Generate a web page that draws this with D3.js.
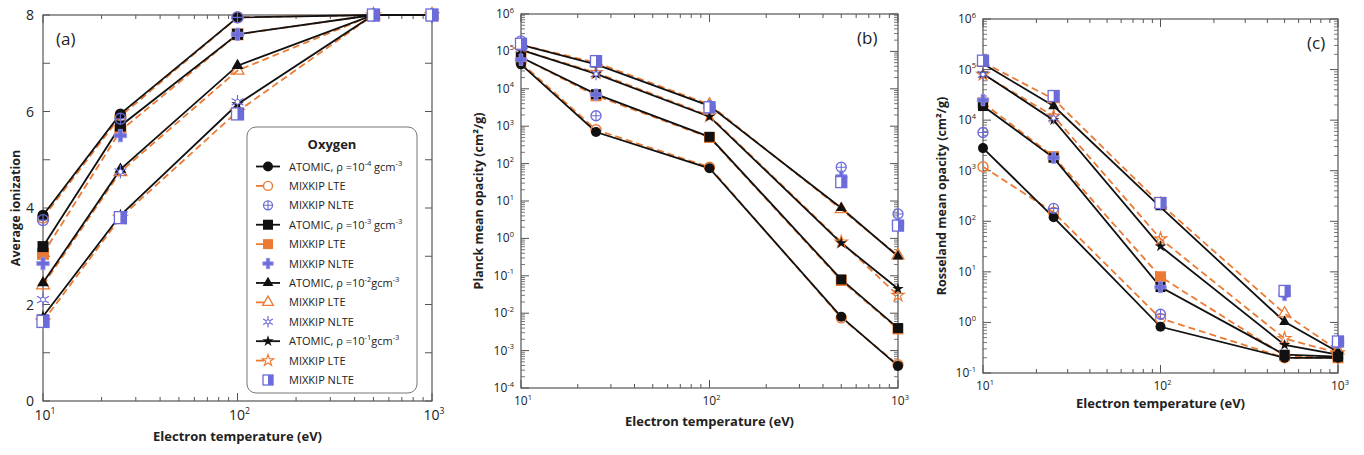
<!DOCTYPE html>
<html>
<head>
<meta charset="utf-8">
<title>Oxygen opacities</title>
<script src="https://d3js.org/d3.v7.min.js"></script>
<style>
  body { margin: 0; background: #fff; }
  text { font-family: "Open Sans", sans-serif; fill: #222; }
</style>
</head>
<body>
<svg id="chart" width="1364" height="455"></svg>
<script>
// ---- data ----
const temps = [10, 25, 100, 500, 1000]
const rhoExps = ['-4', '-3', '-2', '-1']
const rhoGaps = [' gcm', ' gcm', 'gcm', 'gcm']

// (a) average ionization, rows: rho = 1e-4, 1e-3, 1e-2, 1e-1
const ionAtomic = [[3.85, 5.95, 7.95, 8, 8], [3.2, 5.7, 7.6, 8, 8], [2.45, 4.8, 6.95, 8, 8], [1.75, 3.85, 6.15, 8, 8]]
const ionLte = [[3.8, 5.9, 7.95, 8, 8], [3.05, 5.6, 7.6, 8, 8], [2.4, 4.75, 6.85, 8, 8], [1.65, 3.8, 6.0, 8, 8]]
const ionNlte = [[3.75, 5.85, 7.95, 8, 8], [2.85, 5.5, 7.6, 8, 8], [2.1, 4.75, 6.2, 8, 8], [1.65, 3.8, 5.95, 8, 8]]

// (b) Planck mean opacity (cm2/g)
const planckAtomic = [[4.5e4, 7e2, 75, 8e-3, 3.9e-4], [7e4, 7.2e3, 5.2e2, 0.08, 4e-3], [1.5e5, 4.5e4, 3.5e3, 6.5, 0.33], [1.1e5, 2.5e4, 1.8e3, 0.75, 0.045]]
const planckLte = [[5e4, 8e2, 80, 7.5e-3, 4.2e-4], [7e4, 6.5e3, 5e2, 0.075, 3.8e-3], [1.5e5, 5e4, 3.8e3, 6, 0.35], [1.1e5, 2.7e4, 1.9e3, 0.8, 0.03]]
const planckNlte = [[1.9e5, 1.9e3, 3.5e3, 80, 4.5], [6e4, 7e3, 3.4e3, 45, 2.5], [1.2e5, 2.5e4, 3.5e3, 35, 2], [1.6e5, 5.5e4, 3.2e3, 32, 2.2]]

// (c) Rosseland mean opacity (cm2/g)
const rossAtomic = [[2.8e3, 1.2e2, 0.82, 0.2, 0.2], [1.9e4, 1.8e3, 5, 0.23, 0.21], [1.3e5, 1.9e4, 1.9e2, 1.03, 0.26], [8.3e4, 1.0e4, 32, 0.36, 0.23]]
const rossLte = [[1.2e3, 1.5e2, 1.2, 0.2, 0.2], [2.2e4, 1.9e3, 8, 0.22, 0.2], [1.4e5, 2.6e4, 2.2e2, 1.5, 0.28], [8e4, 1.2e4, 45, 0.48, 0.25]]
const rossNlte = [[5.7e3, 1.8e2, 1.45, 3.8, 0.42], [2.5e4, 1.8e3, 5, 3.5, 0.4], [8e4, 1.1e4, 2.2e2, 4, 0.45], [1.5e5, 3e4, 2.3e2, 4.2, 0.42]]

const atomicShapes = ['aCircle', 'aSquare', 'aTri', 'aStar']
const lteShapes = ['lCircle', 'lSquare', 'lTri', 'lStar']
const nlteShapes = ['nCircle', 'nCross', 'nSun', 'nHalf']

const BLACK = '#111', ORANGE = '#ec7a32', PURPLE = '#6b6bd9', FRAME = '#555'

const svg = d3.select('#chart')

function drawMarker(g, kind, x, y, s) {
  const m = g.append('g').attr('transform', `translate(${x},${y})`)
  const r = s / 2
  switch (kind) {
    case 'aCircle': m.append('circle').attr('r', r).attr('fill', BLACK); break
    case 'aSquare': m.append('rect').attr('x', -r).attr('y', -r).attr('width', s).attr('height', s).attr('fill', BLACK); break
    case 'aTri': m.append('path').attr('d', d3.symbol(d3.symbolTriangle, s * s * 0.5)()).attr('fill', BLACK); break
    case 'aStar': m.append('path').attr('d', d3.symbol(d3.symbolStar, s * s * 0.4)()).attr('fill', BLACK); break
    case 'lCircle': m.append('circle').attr('r', r - 0.5).attr('fill', 'none').attr('stroke', ORANGE).attr('stroke-width', 1.4); break
    case 'lSquare': m.append('rect').attr('x', -r).attr('y', -r).attr('width', s).attr('height', s).attr('fill', ORANGE); break
    case 'lTri': m.append('path').attr('d', d3.symbol(d3.symbolTriangle, s * s * 0.5)()).attr('fill', 'none').attr('stroke', ORANGE).attr('stroke-width', 1.3); break
    case 'lStar': m.append('path').attr('d', d3.symbol(d3.symbolStar, s * s * 0.4)()).attr('fill', 'none').attr('stroke', ORANGE).attr('stroke-width', 1.2); break
    case 'nCircle':
      m.append('circle').attr('r', r - 0.5).attr('fill', 'none').attr('stroke', PURPLE).attr('stroke-width', 1.3)
      m.append('path').attr('d', `M${-r + 0.5},0H${r - 0.5}M0,${-r + 0.5}V${r - 0.5}`).attr('stroke', PURPLE).attr('stroke-width', 1.1)
      break
    case 'nCross':
      m.append('path').attr('d', d3.symbol(d3.symbolCross, s * s * 0.6)()).attr('fill', PURPLE).attr('stroke', '#9a9ae8').attr('stroke-width', 0.8)
      break
    case 'nSun':
      m.append('path').attr('d', d3.symbol(d3.symbolAsterisk, s * s * 0.9)()).attr('fill', 'none').attr('stroke', PURPLE).attr('stroke-width', 1.2)
      m.append('circle').attr('r', r * 0.4).attr('fill', '#fff').attr('stroke', PURPLE).attr('stroke-width', 1)
      break
    case 'nHalf':
      m.append('rect').attr('x', -r).attr('y', -r).attr('width', s).attr('height', s).attr('fill', '#fff').attr('stroke', PURPLE).attr('stroke-width', 1.3)
      m.append('rect').attr('x', 0).attr('y', -r).attr('width', r).attr('height', s).attr('fill', PURPLE)
      break
  }
}

function supText(sel, base, exp, fs) {
  sel.append('tspan').text(base)
  sel.append('tspan').attr('dy', -fs * 0.45).attr('font-size', fs * 0.62).text(exp)
}

function drawPanel(p) {
  const g = svg.append('g')
  const x = d3.scaleLog().domain([10, 1000]).range([p.left, p.right])
  const y = p.log
    ? d3.scaleLog().domain(p.yDomain).range([p.bottom, p.top])
    : d3.scaleLinear().domain(p.yDomain).range([p.bottom, p.top])

  // frame
  g.append('rect').attr('x', p.left).attr('y', p.top)
    .attr('width', p.right - p.left).attr('height', p.bottom - p.top)
    .attr('fill', 'none').attr('stroke', FRAME).attr('stroke-width', 1.2)

  // x ticks (inward, mirrored)
  const xTicks = []
  for (let d = 10; d < 1000; d *= 10) for (let k = 1; k < 10; k++) xTicks.push(d * k)
  xTicks.push(1000)
  xTicks.forEach(v => {
    const major = Math.abs(Math.log10(v) % 1) < 1e-9
    const len = major ? 8 : 4
    const xx = x(v)
    g.append('path').attr('d', `M${xx},${p.bottom}v${-len}M${xx},${p.top}v${len}`)
      .attr('stroke', FRAME).attr('stroke-width', 1)
  })
  ;[10, 100, 1000].forEach((v, i) => {
    const t = g.append('text').attr('x', x(v) + 2).attr('y', p.bottom + p.xLabelDy)
      .attr('text-anchor', 'middle').attr('font-size', p.tickFs)
    supText(t, '10', String(i + 1), p.tickFs)
  })

  // y ticks
  if (p.log) {
    const lo = Math.log10(p.yDomain[0]), hi = Math.log10(p.yDomain[1])
    for (let e = lo; e <= hi; e++) {
      const yy = y(Math.pow(10, e))
      g.append('path').attr('d', `M${p.left},${yy}h8M${p.right},${yy}h-8`).attr('stroke', FRAME)
      const t = g.append('text').attr('x', p.left - 7).attr('y', yy + 4)
        .attr('text-anchor', 'end').attr('font-size', p.tickFs)
      supText(t, '10', String(e), p.tickFs)
      if (e < hi) for (let k = 2; k < 10; k++) {
        const ym = y(k * Math.pow(10, e))
        g.append('path').attr('d', `M${p.left},${ym}h4M${p.right},${ym}h-4`).attr('stroke', FRAME).attr('stroke-width', 0.8)
      }
    }
  } else {
    d3.range(0, 9).forEach(v => {
      const yy = y(v)
      g.append('path').attr('d', `M${p.left},${yy}h7M${p.right},${yy}h-7`).attr('stroke', FRAME)
    })
    ;[0, 2, 4, 6, 8].forEach(v => {
      g.append('text').attr('x', p.left - 9).attr('y', y(v) + 5)
        .attr('text-anchor', 'end').attr('font-size', 14).text(v)
    })
  }

  // axis titles
  g.append('text').attr('x', (p.left + p.right) / 2).attr('y', p.bottom + p.xTitleDy)
    .attr('text-anchor', 'middle').attr('font-size', 13).attr('font-weight', 'bold')
    .text('Electron temperature (eV)')
  const yt = g.append('text')
    .attr('transform', `translate(${p.yTitleX},${(p.top + p.bottom) / 2}) rotate(-90)`)
    .attr('text-anchor', 'middle').attr('font-size', 12.5).attr('font-weight', 'bold')
  if (p.log) {
    yt.append('tspan').text(p.yTitle)
    yt.append('tspan').text('(cm²/g)')
  } else yt.text(p.yTitle)

  // panel letter
  g.append('text').attr('x', p.letterX).attr('y', p.top + 30).attr('font-size', 17).text(p.letter)

  // series lines
  const line = d3.line().x((d, i) => x(temps[i])).y(d => y(d))
  p.lte.forEach(vals => {
    g.append('path').attr('d', line(vals)).attr('fill', 'none')
      .attr('stroke', ORANGE).attr('stroke-width', 1.8).attr('stroke-dasharray', '7,4')
  })
  p.atomic.forEach(vals => {
    g.append('path').attr('d', line(vals)).attr('fill', 'none')
      .attr('stroke', BLACK).attr('stroke-width', 1.8)
  })

  // markers: LTE below, atomic, NLTE on top
  const ms = p.markerSize
  p.lte.forEach((vals, k) => vals.forEach((v, i) => drawMarker(g, lteShapes[k], x(temps[i]), y(v), ms)))
  p.atomic.forEach((vals, k) => vals.forEach((v, i) => drawMarker(g, atomicShapes[k], x(temps[i]), y(v), ms - 1)))
  p.nlte.forEach((vals, k) => vals.forEach((v, i) => drawMarker(g, nlteShapes[k], x(temps[i]), y(v), ms)))
  return g
}

const panelA = drawPanel({
  left: 43, right: 432, top: 15, bottom: 401, log: false, yDomain: [0, 8],
  atomic: ionAtomic, lte: ionLte, nlte: ionNlte, markerSize: 12, tickFs: 14,
  xLabelDy: 19, xTitleDy: 40, yTitleX: 20, yTitle: 'Average ionization',
  letter: '(a)', letterX: 56
})
drawPanel({
  left: 521, right: 898, top: 14, bottom: 388, log: true, yDomain: [1e-4, 1e6],
  atomic: planckAtomic, lte: planckLte, nlte: planckNlte, markerSize: 11, tickFs: 12,
  xLabelDy: 17, xTitleDy: 38, yTitleX: 483, yTitle: 'Planck mean opacity ',
  letter: '(b)', letterX: 857
})
drawPanel({
  left: 983, right: 1338, top: 19, bottom: 373, log: true, yDomain: [1e-1, 1e6],
  atomic: rossAtomic, lte: rossLte, nlte: rossNlte, markerSize: 11, tickFs: 12,
  xLabelDy: 17, xTitleDy: 35, yTitleX: 946, yTitle: 'Rosseland mean opacity ',
  letter: '(c)', letterX: 1307
})

// legend of panel (a)
const lg = panelA.append('g')
lg.append('rect').attr('x', 247).attr('y', 127).attr('width', 170).attr('height', 266)
  .attr('rx', 9).attr('fill', '#fff').attr('stroke', '#777').attr('stroke-width', 1)
lg.append('text').attr('x', 332).attr('y', 149).attr('text-anchor', 'middle')
  .attr('font-size', 13).attr('font-weight', 'bold').text('Oxygen')
const rowY = d3.scaleLinear().domain([0, 11]).range([166.5, 380])
const symX = 268, txtX = 289
rhoExps.forEach((ex, k) => {
  const y0 = rowY(k * 3), y1 = rowY(k * 3 + 1), y2 = rowY(k * 3 + 2)
  lg.append('path').attr('d', `M${symX - 12},${y0}H${symX + 12}`).attr('stroke', BLACK).attr('stroke-width', 1.8)
  drawMarker(lg, atomicShapes[k], symX, y0, 10)
  const t = lg.append('text').attr('x', txtX).attr('y', y0 + 4).attr('font-size', 11)
  t.append('tspan').text('ATOMIC, ρ =10')
  t.append('tspan').attr('dy', -5).attr('font-size', 7.5).text(ex)
  t.append('tspan').attr('dy', 5).text(rhoGaps[k])
  t.append('tspan').attr('dy', -5).attr('font-size', 7.5).text('-3')

  lg.append('path').attr('d', `M${symX - 12},${y1}H${symX - 4}`).attr('stroke', ORANGE).attr('stroke-width', 1.8)
  drawMarker(lg, lteShapes[k], symX, y1, 10)
  lg.append('text').attr('x', txtX).attr('y', y1 + 4).attr('font-size', 11).text('MIXKIP LTE')

  drawMarker(lg, nlteShapes[k], symX, y2, 10)
  lg.append('text').attr('x', txtX).attr('y', y2 + 4).attr('font-size', 11).text('MIXKIP NLTE')
})
</script>
</body>
</html>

========================================================================

STATED GOAL:
Repeat, word for word and with no pictures, only the lines running from the beginning of the data to the line that contains "const rhoGaps = ['".

ANSWER TO THIS TASK:
Generate a web page that draws this with D3.js.
<!DOCTYPE html>
<html>
<head>
<meta charset="utf-8">
<title>Oxygen opacities</title>
<script src="https://d3js.org/d3.v7.min.js"></script>
<style>
  body { margin: 0; background: #fff; }
  text { font-family: "Open Sans", sans-serif; fill: #222; }
</style>
</head>
<body>
<svg id="chart" width="1364" height="455"></svg>
<script>
// ---- data ----
const temps = [10, 25, 100, 500, 1000]
const rhoExps = ['-4', '-3', '-2', '-1']
const rhoGaps = [' gcm', ' gcm', 'gcm', 'gcm']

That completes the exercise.